I also ran Alacritty’s vtebench suite across the same set of applications and configurations. This is a fully automated benchmark that measures something completely different from input latency: PTY read and parsing performance. It has also proven quite capable at finding crashes in VTE.

Here’s what vtebench’s README has to say:

This benchmark is not sufficient to get a general understanding of the performance of a terminal emulator. It lacks support for critical factors like frame rate or latency. The only factor this benchmark stresses is the speed at which a terminal reads from the PTY. If you do not understand what this means, please do not jump to any conclusions from the results of this benchmark.

The repaint duration can and does affect the results of this test, especially for terminals that read and parse PTY on the same thread as they run their repaint logic, like VTE.

This is what one of the vtebench benchmarks looks like:

And here are the results:

To avoid making this plot even busier, I drew the green arrows on only one of the benchmarks. As you can see, other benchmarks show a similar trend.

VTE from GNOME 46 shows some welcome improvements here too, although a lot more varied, and not quite on par with Alacritty (which renders in a separate thread from reading and parsing). These improvements likely come from the many other optimizations that happened in VTE during the GNOME 46 cycle.

Note that I omitted two benchmarks from these results: dense_cells and unicode. They are the main stress tests of vtebench that hit the terminal really hard. Unfortunately, VTE still struggles with them and shows a huge spread, which pushes the rest of the results down and makes the plot less readable.

Open this to see the full results if you’re curious.

Conclusion #

VTE had a round of massive performance improvements in GNOME 46 which manifest as something you can really feel during normal terminal use. The input latency is down to almost matching the fastest terminals, even in a non-trivial neovim setup with lots of complexity on screen.

The remaining difference, at least on these test cases, is close to negligible. Some of it can be explained by VTE doing a bit more extra work for accessibility (enabled in GNOME Terminal and currently disabled in the GTK 4 terminals), scrollbar calculations, and other features.

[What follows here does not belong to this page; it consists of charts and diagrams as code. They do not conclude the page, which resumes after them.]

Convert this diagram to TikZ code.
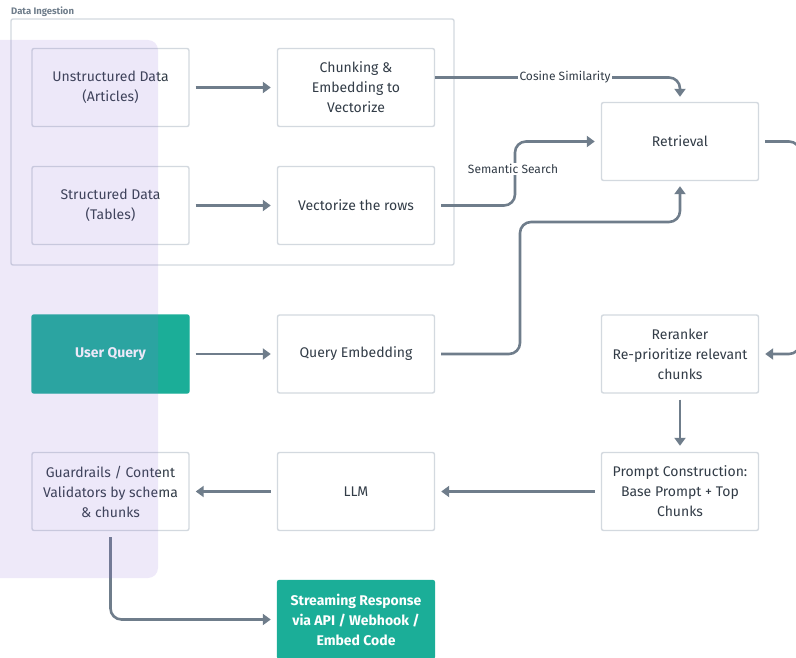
\documentclass[tikz,border=0pt]{standalone}
\usepackage{fontspec}
\setmainfont{Fira Sans}
\usetikzlibrary{arrows.meta}
\definecolor{bordc}{HTML}{D3D9DF}
\definecolor{textc}{HTML}{323C47}
\definecolor{arrc}{HTML}{6F7D8B}
\definecolor{tealc}{HTML}{1BAE98}
\definecolor{purpc}{HTML}{8C6BD8}
\definecolor{labc}{HTML}{6F7D8B}
\tikzset{
  box/.style={draw=bordc, line width=1.4pt, rounded corners=2pt, fill=white,
    minimum width=157pt, minimum height=78pt, align=center, text=textc,
    font=\fontsize{14}{20}\selectfont, inner sep=2pt},
  tealbox/.style={box, draw=tealc, fill=tealc, text=white, font=\fontsize{14}{20}\selectfont\bfseries},
  arr/.style={-{Triangle[length=8pt,width=11pt]}, line width=2.6pt, draw=arrc, rounded corners=11pt},
  elabel/.style={fill=white, text=textc, font=\fontsize{12}{14}\selectfont, inner sep=1.5pt}
}
\begin{document}
\begin{tikzpicture}[x=1pt,y=-1pt]
\useasboundingbox (0,0) rectangle (796,658);
% frame
\draw[draw=bordc, line width=1.4pt, rounded corners=2pt] (11,19) rectangle (454,265);
\node[anchor=south west, text=labc, font=\fontsize{9.5}{10}\selectfont\bfseries, inner sep=0pt] (dilab) at (11,17) {Data Ingestion};
% nodes
\node[box] (unst) at (110.5,87.5) {Unstructured Data\\(Articles)};
\node[box] (chunk) at (356,87.5) {Chunking \&\\Embedding to\\Vectorize};
\node[box] (struc) at (110.5,205.5) {Structured Data\\(Tables)};
\node[box] (vec) at (356,205.5) {Vectorize the rows};
\node[box] (ret) at (680,141.5) {Retrieval};
\node[tealbox] (uq) at (110.5,354) {User Query};
\node[box] (qe) at (356,354) {Query Embedding};
\node[box] (rr) at (680,354) {Reranker\\Re-prioritize relevant\\chunks};
\node[box] (gr) at (110.5,491.5) {Guardrails / Content\\Validators by schema\\\& chunks};
\node[box] (llm) at (356,491.5) {LLM};
\node[box] (pc) at (680,491.5) {Prompt Construction:\\Base Prompt + Top\\Chunks};
\node[tealbox] (str) at (356,619.5) {Streaming Response\\via API / Webhook /\\Embed Code};
% arrows
\draw[arr] ([xshift=6pt]unst.east) -- ([xshift=-6pt]chunk.west);
\draw[arr] ([xshift=6pt]struc.east) -- ([xshift=-6pt]vec.west);
\draw[arr] ([xshift=6pt]uq.east) -- ([xshift=-6pt]qe.west);
\draw[arr] ([yshift=10pt]chunk.east) -| ([yshift=5pt]ret.north);
\node[elabel] (cos) at (565,77.5) {Cosine Similarity};
\draw[arr] ([xshift=6pt]vec.east) -| (515,174) |- ([xshift=-6pt]ret.west);
\node[elabel] (sem) at (513,169) {Semantic Search};
\draw[arr] ([xshift=6pt]qe.east) -| (520,290) |- (600,222) -| ([yshift=-5pt]ret.south);
\draw[arr] ([xshift=6pt]ret.east) -| (800,250) |- ([xshift=6pt]rr.east);
\draw[arr] ([yshift=-6pt]rr.south) -- ([yshift=6pt]pc.north);
\draw[arr] ([xshift=-6pt]pc.west) -- ([xshift=6pt]llm.east);
\draw[arr] ([xshift=-6pt]llm.west) -- ([xshift=6pt]gr.east);
\draw[arr] ([yshift=-6pt]gr.south) |- ([xshift=-6pt]str.west);
% overlay
\fill[purpc, opacity=0.15, rounded corners=10pt] (-20,40) rectangle (158,578);
\end{tikzpicture}
\end{document}
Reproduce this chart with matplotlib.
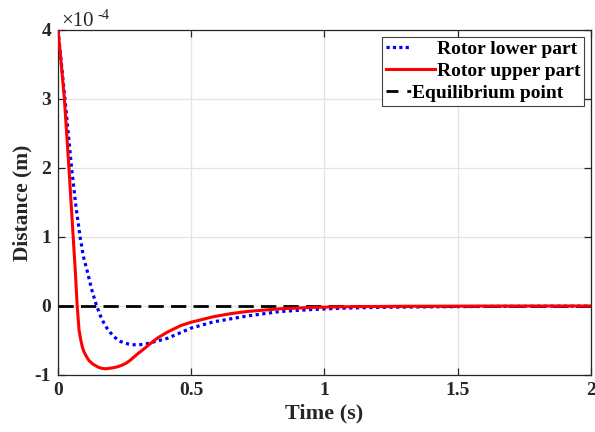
import matplotlib
matplotlib.use("Agg")
import matplotlib.pyplot as plt
from matplotlib.lines import Line2D

# Data (distance in units of 1e-4 m)
t_upper = [0, 0.01, 0.024, 0.041, 0.057, 0.065, 0.072, 0.076, 0.079, 0.083, 0.087,
           0.091, 0.097, 0.105, 0.116, 0.13, 0.15, 0.165, 0.18, 0.2, 0.22, 0.239,
           0.255, 0.27, 0.285, 0.30, 0.32, 0.345, 0.375, 0.41, 0.46, 0.5, 0.584,
           0.65, 0.71, 0.834, 0.96, 1.1, 1.3, 1.6, 2.0]
y_upper = [4.0, 3.6, 3.0, 2.0, 1.0, 0.5, 0.0, -0.2, -0.35, -0.44, -0.52,
           -0.59, -0.66, -0.72, -0.79, -0.84, -0.885, -0.905, -0.91, -0.9, -0.885, -0.86,
           -0.83, -0.79, -0.74, -0.69, -0.63, -0.55, -0.46, -0.38, -0.285, -0.235, -0.155,
           -0.11, -0.08, -0.04, -0.02, -0.01, -0.004, -0.001, 0.0]

t_lower = [0, 0.013, 0.026, 0.051, 0.067, 0.083, 0.095, 0.11, 0.127, 0.145, 0.16,
           0.176, 0.195, 0.214, 0.235, 0.251, 0.275, 0.30, 0.33, 0.36, 0.41, 0.47,
           0.5, 0.584, 0.71, 0.834, 0.96, 1.08, 1.21, 1.4, 1.6, 1.8, 2.0]
y_lower = [4.0, 3.5, 3.0, 2.0, 1.45, 1.0, 0.72, 0.5, 0.23, 0.0, -0.15,
           -0.28, -0.38, -0.458, -0.515, -0.54, -0.56, -0.565, -0.55, -0.52, -0.47, -0.37,
           -0.32, -0.23, -0.145, -0.08, -0.05, -0.03, -0.02, -0.012, -0.007, -0.004, -0.002]

t_eq = [0, 2]
y_eq = [0, 0]

labels = ["Rotor lower part", "Rotor upper part", "Equilibrium point"]
xticks = [0, 0.5, 1, 1.5, 2]
xticklabels = ["0", "0.5", "1", "1.5", "2"]
yticks = [-1, 0, 1, 2, 3, 4]
yticklabels = ["-1", "0", "1", "2", "3", "4"]

plt.rcParams['font.family'] = ['Liberation Serif', 'DejaVu Serif']

fig = plt.figure(figsize=(5.95, 4.32), dpi=100)
ax = fig.add_axes([0.0975, 0.132, 0.8955, 0.7986])

blue_ls = (0, (1, 1.1))
dash_ls = (0, (5.5, 2.6))
ax.plot(t_lower, y_lower, color='#0000ff', lw=2.3, linestyle=blue_ls, zorder=3)
ax.plot(t_upper, y_upper, color='#ff0000', lw=2.2, linestyle='-', zorder=4)
ax.plot(t_eq, y_eq, color='black', lw=2.0, linestyle=dash_ls, zorder=2)

ax.set_xlim(0, 2)
ax.set_ylim(-1, 4)
ax.set_xticks(xticks)
ax.set_xticklabels(xticklabels)
ax.set_yticks(yticks)
ax.set_yticklabels(yticklabels)
ax.grid(True, color='#e3e3e3', lw=0.9)
ax.set_axisbelow(True)
ax.tick_params(direction='in', length=5, width=0.9, top=True, right=True,
               labelsize=14, pad=5, colors='#262626')
for lab in ax.get_xticklabels() + ax.get_yticklabels():
    lab.set_fontweight('bold')
for sp in ax.spines.values():
    sp.set_color('#262626')
    sp.set_linewidth(0.9)

ax.set_xlabel("Time (s)", fontsize=16, fontweight='bold', color='#262626', labelpad=3)
ax.set_ylabel("Distance (m)", fontsize=15.5, fontweight='bold', color='#262626', labelpad=1.5)

ax.text(0.006, 1.0116, "\u00d710", transform=ax.transAxes, fontsize=15, color='#262626',
        ha='left', va='baseline')
ax.text(0.0735, 1.032, "-4", transform=ax.transAxes, fontsize=10.5, color='#262626',
        ha='left', va='baseline')

# legend proxies (styled like the reference legend samples)
h_blue = Line2D([], [], color='#0000ff', lw=2.3, linestyle=(0, (1, 1, 1, 1, 1, 1, 1, 30)))
h_red = Line2D([], [], color='#ff0000', lw=2.2, linestyle='-')
h_blk = Line2D([], [], color='black', lw=2.0, linestyle=(0, (4.3, 3.2, 1.4, 30)))
leg = ax.legend([h_blue, h_red, h_blk], labels, loc='upper right',
                prop={'weight': 'bold', 'size': 14},
                handlelength=2.5, handletextpad=0.1, borderpad=0.2, labelspacing=0.22,
                borderaxespad=0.35, fancybox=False, framealpha=1, edgecolor='#404040')
leg.get_frame().set_linewidth(0.8)
# shift the third label left (its sample is shorter, as in the reference)
try:
    col = leg._legend_handle_box.get_children()[0]
    item = col.get_children()[2]
    item.get_children()[0].width = 2.5 * 14 * 0.5
except Exception:
    pass

fig.savefig("out.png", dpi=100)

If you’ve been avoiding VTE-based terminals due to sluggishness and input lag, now is the time to give them another chance. Just make sure you’re running VTE 0.76, which includes all of this goodness.

Huge thanks to the VTE maintainers and contributors for making this a reality, and congratulations on an awesome release!

P.S. If you’re curious about Ptyxis or the behavior of GTK’s NGL vs. NVK vs. GL renderers, they all perform similarly to the F40 VTE Test App results shown above. I did more extensive benchmarks of these a month ago, you can find them here.